* **EXERCISE DESCRIPTION**
Return a copy of each line that holds the string "this".

(Charts and diagrams as code)
+---+

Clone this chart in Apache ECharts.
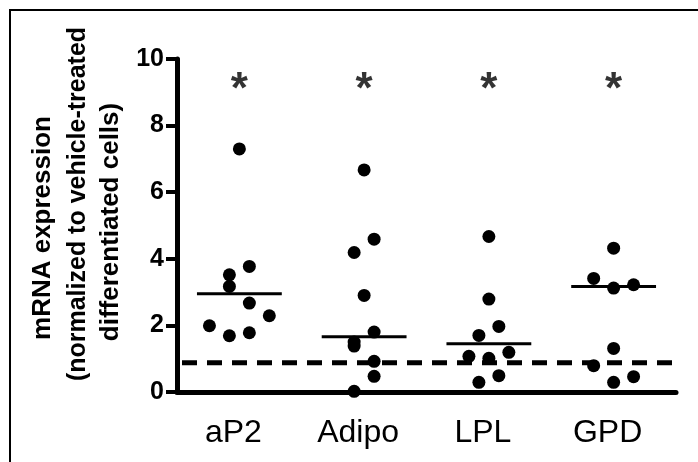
<!DOCTYPE html>
<html>
<head>
<meta charset="utf-8">
<script src="https://cdn.jsdelivr.net/npm/echarts@6/dist/echarts.min.js"></script>
<style>
  html, body { margin: 0; padding: 0; background: #fff; }
  #chart { width: 698px; height: 462px; }
</style>
</head>
<body>
<div id="chart"></div>
<script>
// Gene groups along the x axis
const categories = ['aP2', 'Adipo', 'LPL', 'GPD'];

// Individual measurements per gene (fold change)
const aP2Values   = [7.3, 3.77, 3.52, 3.17, 2.67, 2.29, 1.99, 1.69, 1.78];
const adipoValues = [6.67, 4.59, 4.19, 2.9, 1.8, 1.5, 1.38, 0.92, 0.47, 0.02];
const lplValues   = [4.67, 2.79, 1.97, 1.7, 1.19, 1.07, 1.01, 0.49, 0.29];
const gpdValues   = [4.32, 3.41, 3.12, 3.22, 1.31, 0.79, 0.46, 0.29];

// Horizontal spread slot of each point inside its column (dot-plot layout)
const aP2Slots   = [0, 1, -1, -1, 1, 3, -3, -1, 1];
const adipoSlots = [0, 1, -1, 0, 1, -1, -1, 1, 1, -1];
const lplSlots   = [0, 0, 1, -1, 2, -2, 0, 1, -1];
const gpdSlots   = [0, -2, 0, 2, 0, -2, 2, 0];

// Summary bar per group, reference level and significance marker level
const centerLines = [2.95, 1.66, 1.45, 3.17];
const referenceLevel = 0.88;
const markerLevel = 9.33;
const markers = ['*', '*', '*', '*'];

// Y tick labels
const yTicks = [0, 2, 4, 6, 8, 10];

const FONT = '"Liberation Sans", Arial, sans-serif';
const SLOT_STEP = 0.08;     // column fraction per spread slot
const HALF_BAR = 0.34;      // half width of the summary bar

const groups = [
  [aP2Values, aP2Slots],
  [adipoValues, adipoSlots],
  [lplValues, lplSlots],
  [gpdValues, gpdSlots]
];
const points = [];
groups.forEach(([vals, slots], ci) => {
  vals.forEach((v, k) => points.push([ci + slots[k] * SLOT_STEP, v]));
});

const chart = echarts.init(document.getElementById('chart'), null, { renderer: 'canvas' });

chart.setOption({
  animation: false,
  backgroundColor: '#fff',
  grid: { left: 177, right: 22, top: 59, bottom: 70, containLabel: false },
  xAxis: [
    {
      type: 'category',
      data: categories,
      boundaryGap: true,
      axisLine: { onZero: false, lineStyle: { color: '#000', width: 5 } },
      axisTick: { alignWithLabel: true, length: 11, lineStyle: { color: '#000', width: 4 } },
      axisLabel: {
        color: '#000', fontFamily: FONT, fontSize: 32, margin: 25,
        padding: [0, 12, 0, 0]
      },
      splitLine: { show: false }
    },
    {
      type: 'value',
      min: -0.5,
      max: 3.5,
      show: false,
      splitLine: { show: false }
    }
  ],
  yAxis: {
    type: 'value',
    min: yTicks[0],
    max: yTicks[yTicks.length - 1],
    interval: yTicks[1] - yTicks[0],
    axisLine: { show: true, onZero: false, lineStyle: { color: '#000', width: 5 } },
    axisTick: { show: true, length: 11, lineStyle: { color: '#000', width: 4 } },
    axisLabel: { color: '#000', fontFamily: FONT, fontSize: 25, fontWeight: 'bold', margin: 13 },
    splitLine: { show: false }
  },
  series: [
    {
      // dashed reference level across the plot
      type: 'line',
      xAxisIndex: 1,
      data: [[-0.5, referenceLevel], [3.5, referenceLevel]],
      symbol: 'none',
      lineStyle: { color: '#000', width: 5, type: [15, 10], dashOffset: 20 },
      z: 3
    },
    {
      // summary bar of each group
      type: 'custom',
      xAxisIndex: 1,
      data: centerLines.map((v, i) => [i, v]),
      renderItem: (params, api) => {
        const i = api.value(0), v = api.value(1);
        const p1 = api.coord([i - HALF_BAR, v]);
        const p2 = api.coord([i + HALF_BAR, v]);
        return {
          type: 'line',
          shape: { x1: p1[0], y1: p1[1], x2: p2[0], y2: p2[1] },
          style: { stroke: '#000', lineWidth: 3 }
        };
      },
      z: 4
    },
    {
      type: 'scatter',
      xAxisIndex: 1,
      data: points,
      symbol: 'circle',
      symbolSize: 13,
      itemStyle: { color: '#000', opacity: 1 },
      z: 5
    },
    {
      // significance markers
      type: 'scatter',
      xAxisIndex: 1,
      data: markers.map((m, i) => ({ value: [i, markerLevel], name: m })),
      symbolSize: 0,
      label: {
        show: true,
        position: 'inside',
        formatter: p => p.name,
        color: '#000',
        fontFamily: FONT,
        fontSize: 44,
        fontWeight: 'bold',
        offset: [0, 10]
      },
      z: 6
    }
  ],
  graphic: [
    {
      type: 'rect',
      shape: { x: 10, y: 10, width: 720, height: 480 },
      style: { fill: 'none', stroke: '#000', lineWidth: 2 },
      silent: true
    },
    {
      type: 'text',
      x: 43, y: 228, rotation: Math.PI / 2,
      style: { text: 'mRNA expression', font: 'bold 26px ' + FONT, fill: '#000', textAlign: 'center', textVerticalAlign: 'middle' }
    },
    {
      type: 'text',
      x: 78, y: 204, rotation: Math.PI / 2,
      style: { text: '(normalized to vehicle-treated', font: 'bold 25px ' + FONT, fill: '#000', textAlign: 'center', textVerticalAlign: 'middle' }
    },
    {
      type: 'text',
      x: 111, y: 222, rotation: Math.PI / 2,
      style: { text: 'differentiated cells)', font: 'bold 26px ' + FONT, fill: '#000', textAlign: 'center', textVerticalAlign: 'middle' }
    }
  ]
});
</script>
</body>
</html>
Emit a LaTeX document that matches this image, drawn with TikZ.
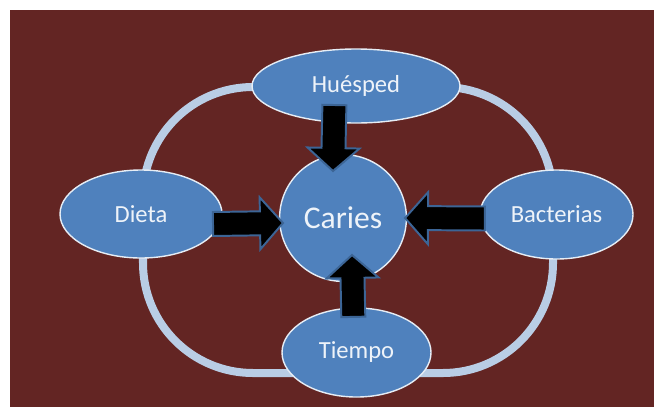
\documentclass[tikz,border=0pt]{standalone}
\usepackage{fontspec}
\setmainfont{Carlito}
\usetikzlibrary{shapes.geometric,calc}
\definecolor{bgcol}{HTML}{632523}
\definecolor{nodecol}{HTML}{4F81BD}
\definecolor{ringcol}{HTML}{B9CDE5}
\definecolor{rimcol}{HTML}{E6EDF5}
\definecolor{edgecol}{HTML}{3C6596}
\definecolor{txtcol}{HTML}{EEF3F9}
% block arrow from tail #1 to tip #2
\newcommand{\fatarrow}[2]{%
  \draw[blk] ($(#1)!0.3cm!90:(#2)$)
    -- ($(#2)!0.575cm!(#1)!0.3cm!-90:(#1)$)
    -- ($(#2)!0.575cm!(#1)!0.65cm!-90:(#1)$)
    -- (#2)
    -- ($(#2)!0.575cm!(#1)!0.65cm!90:(#1)$)
    -- ($(#2)!0.575cm!(#1)!0.3cm!90:(#1)$)
    -- ($(#1)!0.3cm!-90:(#2)$) -- cycle;}

\begin{document}
\begin{tikzpicture}[
  line join=miter,
  ell/.style={ellipse, draw=rimcol, line width=1pt, fill=nodecol, inner sep=0pt,
              text=txtcol, font=\fontsize{17.5}{20}\selectfont},
  blk/.style={fill=black, draw=edgecol, line width=1.4pt}]

% ================================================ frame and ring
\useasboundingbox (0,0) rectangle (16.35,10.175);
\fill[bgcol] (0.25,0) rectangle (16.35,9.925);
\draw[ringcol, line width=5.7pt, rounded corners=2.75cm] (3.575,0.85) rectangle (13.825,8.0);

% ================================================ the five factors
\node[ell, circle, minimum size=3.17cm, font=\fontsize{22.5}{26}\selectfont]
  (car) at (8.575,4.725) {Caries};
\node[ell, minimum width=5.2cm, minimum height=1.85cm] (hue) at (8.9,8.025) {Huésped};
\node[ell, minimum width=4.05cm, minimum height=2.2cm] (die) at (3.525,4.825) {Dieta};
\node[ell, minimum width=3.825cm, minimum height=2.225cm] (bac) at (13.9125,4.8125) {Bacterias};
\node[ell, minimum width=3.725cm, minimum height=2.225cm] (tie) at (8.9125,1.3625) {Tiempo};

% ================================================ arrows into the circle
\coordinate (hueT) at ($(hue.center)+(-0.54,-0.475)$);
\coordinate (carN) at ($(car.center)+(-0.25,1.175)$);
\coordinate (dieT) at ($(die.center)+(1.8,-0.25)$);
\coordinate (carW) at ($(car.center)+(-1.5,-0.125)$);
\coordinate (bacT) at ($(bac.center)+(-1.79,-0.1)$);
\coordinate (carE) at ($(car.center)+(1.55,0)$);
\coordinate (tieT) at ($(tie.center)+(-0.08,0.89)$);
\coordinate (carS) at ($(car.center)+(0.225,-0.925)$);
\fatarrow{hueT}{carN}
\fatarrow{dieT}{carW}
\fatarrow{bacT}{carE}
\fatarrow{tieT}{carS}

\end{tikzpicture}
\end{document}
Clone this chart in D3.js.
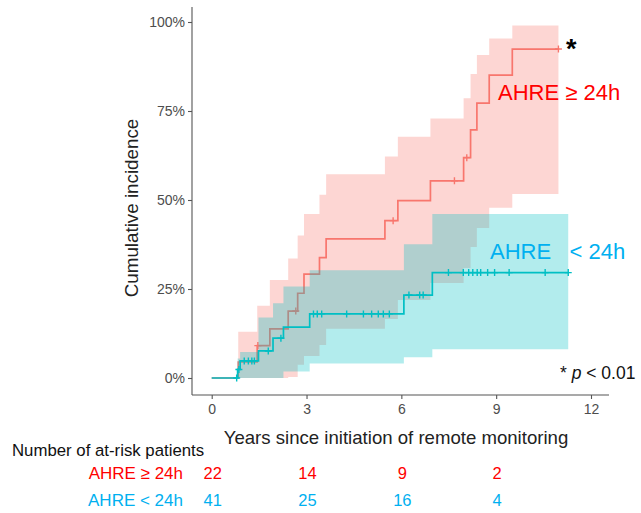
<!DOCTYPE html>
<html>
<head>
<meta charset="utf-8">
<script src="https://cdn.jsdelivr.net/npm/d3@7"></script>
<style>
  body { margin: 0; background: #fff; }
  svg { font-family: Arial, "Liberation Sans", sans-serif; }
</style>
</head>
<body>
<svg id="chart" width="641" height="513"></svg>
<script>
// AHRE >= 24h : step times (years) and cumulative incidence (%)
var redTime  = [0, 0.84, 1.44, 1.84, 2.42, 2.72, 2.92, 3.41, 3.62, 5.48, 5.89, 6.92, 7.97, 8.19, 8.39, 8.78, 9.51, 10.97]
var redEst   = [0, 4.5, 9.1, 13.8, 18.8, 23.8, 29.2, 33.8, 39.1, 44.2, 49.8, 55.4, 61.9, 69.7, 77.2, 85.1, 92.4, 92.4]
var redUpper = [0, 13.0, 20.3, 27.5, 33.6, 40.0, 46.1, 51.5, 57.2, 62.2, 67.8, 72.9, 78.6, 85.4, 90.7, 95.4, 99.0, 99.0]
var redLower = [0, 0, 0, 0, 0.3, 3.7, 6.2, 9.3, 13.8, 16.6, 21.9, 26.7, 30.9, 36.8, 42.1, 47.8, 51.7, 51.7]
var redCensor = [1.46, 2.66, 5.74, 7.68, 8.07, 10.97]

// AHRE < 24h
var tealTime  = [0, 0.82, 0.90, 1.48, 1.94, 2.27, 3.10, 6.08, 6.98, 11.28]
var tealEst   = [0, 2.4, 4.8, 7.6, 11.2, 14.3, 18.0, 23.3, 29.6, 29.6]
var tealUpper = [0, 5.5, 7.3, 17.0, 21.0, 25.7, 30.3, 37.6, 46.1, 46.1]
var tealLower = [0, 0, 0, 0, 0, 1.8, 4.1, 5.8, 8.1, 8.1]
var tealCensor = [0.79, 0.86, 1.03, 1.16, 1.27, 1.35, 1.79, 2.19, 3.22, 3.34, 3.48, 4.27, 4.80, 5.06,
                  5.27, 5.43, 5.62, 6.24, 6.58, 6.69, 7.49, 7.96, 8.13, 8.26, 8.40, 8.51, 8.73, 8.95,
                  9.41, 10.55, 11.28]

var xTicks = [0, 3, 6, 9, 12]
var yTicks = [0, 25, 50, 75, 100]
var riskTimes = [0, 3, 6, 9]
var riskRed  = [22, 14, 9, 2]
var riskTeal = [41, 25, 16, 4]

var svg = d3.select("#chart")

var panel = {left: 192, right: 609, top: 7, bottom: 395}
var x = d3.scaleLinear().domain([0, 12]).range([211.7, 591])
var y = d3.scaleLinear().domain([0, 100]).range([378, 22])

function rows(time, est, lo, hi) {
  return time.map(function(t, i) { return {t: t, est: est[i], lo: lo[i], hi: hi[i]} })
}
var groups = [
  {rows: rows(redTime, redEst, redLower, redUpper), censor: redCensor, color: "#F8766D"},
  {rows: rows(tealTime, tealEst, tealLower, tealUpper), censor: tealCensor, color: "#00BFC4"}
]

var band = d3.area().curve(d3.curveStepAfter)
  .x(function(d) { return x(d.t) })
  .y0(function(d) { return y(d.lo) })
  .y1(function(d) { return y(d.hi) })
var step = d3.line().curve(d3.curveStepAfter)
  .x(function(d) { return x(d.t) })
  .y(function(d) { return y(d.est) })
var bis = d3.bisector(function(d) { return d.t }).right

groups.forEach(function(g) {
  svg.append("path").attr("d", band(g.rows))
    .attr("fill", g.color).attr("fill-opacity", 0.3)
  svg.append("path").attr("d", step(g.rows))
    .attr("fill", "none").attr("stroke", g.color).attr("stroke-width", 1.7)
  svg.append("g").selectAll("path")
    .data(g.censor)
   .enter().append("path")
    .attr("transform", function(t) {
      var r = g.rows[Math.max(0, bis(g.rows, t) - 1)]
      return "translate(" + x(t) + "," + y(r.est) + ")"
    })
    .attr("d", "M-3.5,0H3.5M0,-3.5V3.5")
    .attr("stroke", g.color).attr("stroke-width", 1.4)
})

// axes
var axisCol = "#555"
svg.append("line").attr("x1", panel.left).attr("x2", panel.left)
  .attr("y1", panel.top).attr("y2", panel.bottom).attr("stroke", axisCol).attr("stroke-width", 1.1)
svg.append("line").attr("x1", panel.left).attr("x2", panel.right)
  .attr("y1", panel.bottom).attr("y2", panel.bottom).attr("stroke", axisCol).attr("stroke-width", 1.1)

var gy = svg.append("g").attr("transform", "translate(" + panel.left + ",0)")
  .call(d3.axisLeft(y).tickValues(yTicks).tickSize(4).tickPadding(3)
    .tickFormat(function(d) { return d + "%" }))
var gx = svg.append("g").attr("transform", "translate(0," + panel.bottom + ")")
  .call(d3.axisBottom(x).tickValues(xTicks).tickSize(4).tickPadding(5))
;[gx, gy].forEach(function(g) {
  g.select(".domain").remove()
  g.selectAll(".tick line").attr("stroke", axisCol).attr("stroke-width", 1.1)
  g.selectAll(".tick text").attr("fill", "#4D4D4D").style("font-size", "14px")
    .style("font-family", "Arial, 'Liberation Sans', sans-serif")
})

svg.append("text")
  .attr("transform", "translate(138,208) rotate(-90)")
  .attr("text-anchor", "middle").style("font-size", "18.8px").attr("fill", "#222")
  .text("Cumulative incidence")
svg.append("text")
  .attr("x", 396).attr("y", 444).attr("text-anchor", "middle")
  .style("font-size", "18.6px").attr("fill", "#222")
  .text("Years since initiation of remote monitoring")

// in-plot annotations
svg.append("text").attr("x", 566).attr("y", 58)
  .style("font-size", "27px").style("font-weight", "bold").text("*")
svg.append("text").attr("x", 498).attr("y", 100)
  .style("font-size", "22px").attr("fill", "#FF0000").text("AHRE \u2265 24h")
svg.append("text").attr("x", 490).attr("y", 259).style("white-space", "pre")
  .style("font-size", "22px").attr("fill", "#00B0F0").text("AHRE   < 24h")
var pt = svg.append("text").attr("x", 560).attr("y", 379).style("font-size", "17.5px").attr("fill", "#111")
pt.append("tspan").text("* ")
pt.append("tspan").style("font-style", "italic").text("p")
pt.append("tspan").text(" < 0.01")

// risk table
svg.append("text").attr("x", 12).attr("y", 456).style("font-size", "16.8px").attr("fill", "#111")
  .text("Number of at-risk patients")
var riskRows = [
  {label: "AHRE \u2265 24h", values: riskRed, color: "#FF0000", y: 479},
  {label: "AHRE < 24h", values: riskTeal, color: "#00B0F0", y: 506}
]
riskRows.forEach(function(r) {
  svg.append("text").attr("x", 183).attr("y", r.y).attr("text-anchor", "end")
    .style("font-size", "17px").attr("fill", r.color).text(r.label)
  svg.append("g").selectAll("text")
    .data(r.values)
   .enter().append("text")
    .attr("x", function(d, i) { return x(riskTimes[i]) + 1 })
    .attr("y", r.y).attr("text-anchor", "middle")
    .style("font-size", "16.5px").attr("fill", r.color)
    .text(function(d) { return d })
})
</script>
</body>
</html>
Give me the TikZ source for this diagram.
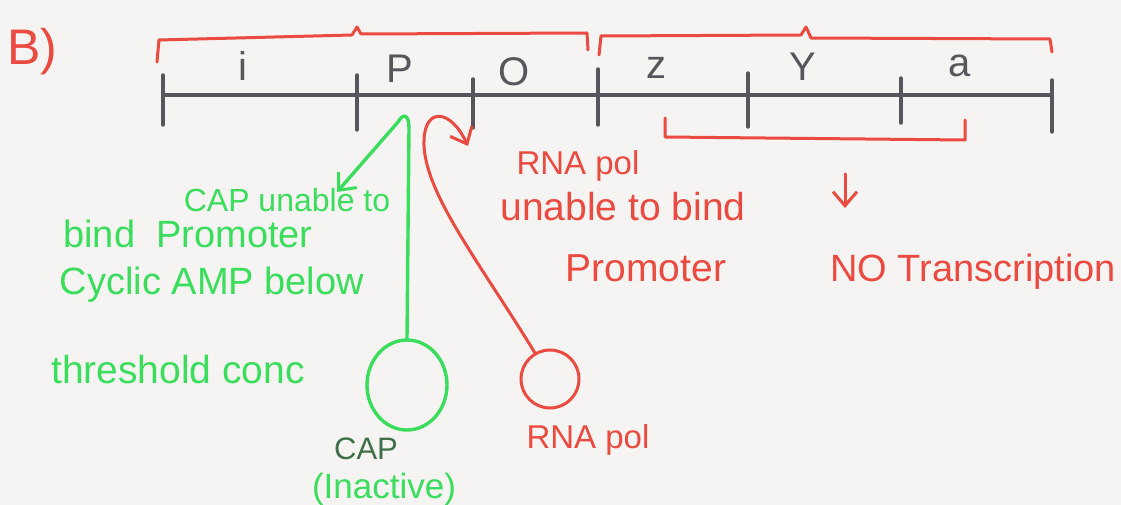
\documentclass[tikz,border=0pt]{standalone}
\usepackage{fontspec}
\setmainfont{Liberation Sans}
\usetikzlibrary{arrows.meta,shapes.geometric}
\definecolor{penred}{RGB}{234,74,64}
\definecolor{pengreen}{RGB}{58,222,92}
\definecolor{pengray}{RGB}{88,86,92}
\definecolor{capdark}{RGB}{62,112,72}
\definecolor{paper}{RGB}{245,244,242}
\begin{document}
\begin{tikzpicture}[x=1pt,y=-1pt,
  fs/.style={font=\fontsize{#1}{#1}\selectfont},
  txt/.style={inner sep=0pt},
  redtxt/.style={txt,text=penred},
  greentxt/.style={txt,text=pengreen},
  graytxt/.style={txt,text=pengray},
  dna/.style={draw=pengray,line width=3.4pt,line cap=round},
  redline/.style={draw=penred,line width=3pt,line cap=round,line join=round},
  greenline/.style={draw=pengreen,line width=3.4pt,line cap=round,line join=round},
  barb/.style={-{Straight Barb[length=14pt,width=24pt,line width=3pt]}}
]
\fill[paper] (0,0) rectangle (1121,505);
\useasboundingbox (0,0) rectangle (1121,505);

% title
\node[redtxt,fs=50] (title) at (32,52) {B)};

% DNA line and ticks
\coordinate (t0) at (163,95);
\coordinate (t1) at (357,95);
\coordinate (t2) at (473,95);
\coordinate (t3) at (598,95);
\coordinate (t4) at (748,95);
\coordinate (t5) at (901,95);
\coordinate (t6) at (1052,95);
\draw[dna] (t0) -- (t6);
\draw[dna] ([yshift=-30pt]t0) -- ([yshift=20pt]t0);
\draw[dna] ([yshift=-35pt]t1) -- ([yshift=20pt]t1);
\draw[dna] ([yshift=-33pt]t2) -- ([yshift=16pt]t2);
\draw[dna] ([yshift=-30pt]t3) -- ([yshift=26pt]t3);
\draw[dna] ([yshift=-32pt]t4) -- ([yshift=22pt]t4);
\draw[dna] ([yshift=-28pt]t5) -- ([yshift=17pt]t5);
\draw[dna] ([yshift=-37pt]t6) -- ([yshift=15pt]t6);

% gene labels
\node[graytxt,fs=40] (gi) at (243,66) {i};
\node[graytxt,fs=40] (gp) at (400,69) {P};
\node[graytxt,fs=40] (go) at (514,72) {O};
\node[graytxt,fs=40] (gz) at (656,68) {z};
\node[graytxt,fs=40] (gy) at (803,67) {Y};
\node[graytxt,fs=40] (ga) at (960,66) {a};

% top braces
\draw[redline] (157,62) -- (159,40) -- (352,35) -- (357,27) -- (361,34) -- (587,33) -- (588,50);
\draw[redline] (599,55) -- (601,36) -- (801,35) -- (806,27) -- (811,38) -- (1050,39) -- (1052,52);

% lower bracket
\coordinate (bl) at (665,118);
\coordinate (br) at (965,120);
\draw[redline] (bl) -- (665,137) -- (965,140) -- (br);

% arrow to no transcription
\coordinate (nta) at (845,174);
\coordinate (ntb) at (845,208);
\draw[redline,barb] (nta) -- (ntb);
\node[redtxt,fs=38] (notr) at (973,272) {NO Transcription};

% RNA pol texts
\node[redtxt,fs=33] (rp1) at (578,166) {RNA pol};
\node[redtxt,fs=39] (rp2) at (623,207) {unable to bind};
\node[redtxt,fs=39] (rp3) at (646,268) {Promoter};

% RNA pol circle
\node[draw=penred,line width=3pt,circle,minimum size=58pt,inner sep=0pt] (rnap) at (550,379) {};
\node[redtxt,fs=33] (rnaplbl) at (588,440) {RNA pol};
\coordinate (rtip) at (468,146);
\draw[redline,barb] (rnap.120) .. controls (478,260) and (422,190) .. (424,140)
  .. controls (425,108) and (450,108) .. (rtip);

% CAP circle
\node[draw=pengreen,line width=3.4pt,ellipse,minimum width=80pt,minimum height=90pt,inner sep=0pt] (cap) at (407,385) {};
\node[txt,text=capdark,fs=31] (caplbl) at (366,449) {CAP};
\node[greentxt,fs=35] (inact) at (384,489) {(Inactive)};
\coordinate (gtip) at (337,192);
\draw[greenline,barb] (cap.north) -- (409,128) .. controls (409,114) and (403,113) .. (398,122) -- (gtip);

% green texts
\node[greentxt,fs=32] (cu) at (287,200) {CAP unable to};
\node[greentxt,fs=38] (bp) at (188,234) {bind~ Promoter};
\node[greentxt,fs=38] (cy) at (212,285) {Cyclic AMP below};
\node[greentxt,fs=39] (th) at (178,370) {threshold conc};
\end{tikzpicture}
\end{document}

+---+

* **OUTPUT OF THE TASK**
Clone this chart in Apache ECharts.
Emit a LaTeX document that matches this image, drawn with TikZ.
Clone this chart in D3.js.
Give me the TikZ source for this diagram.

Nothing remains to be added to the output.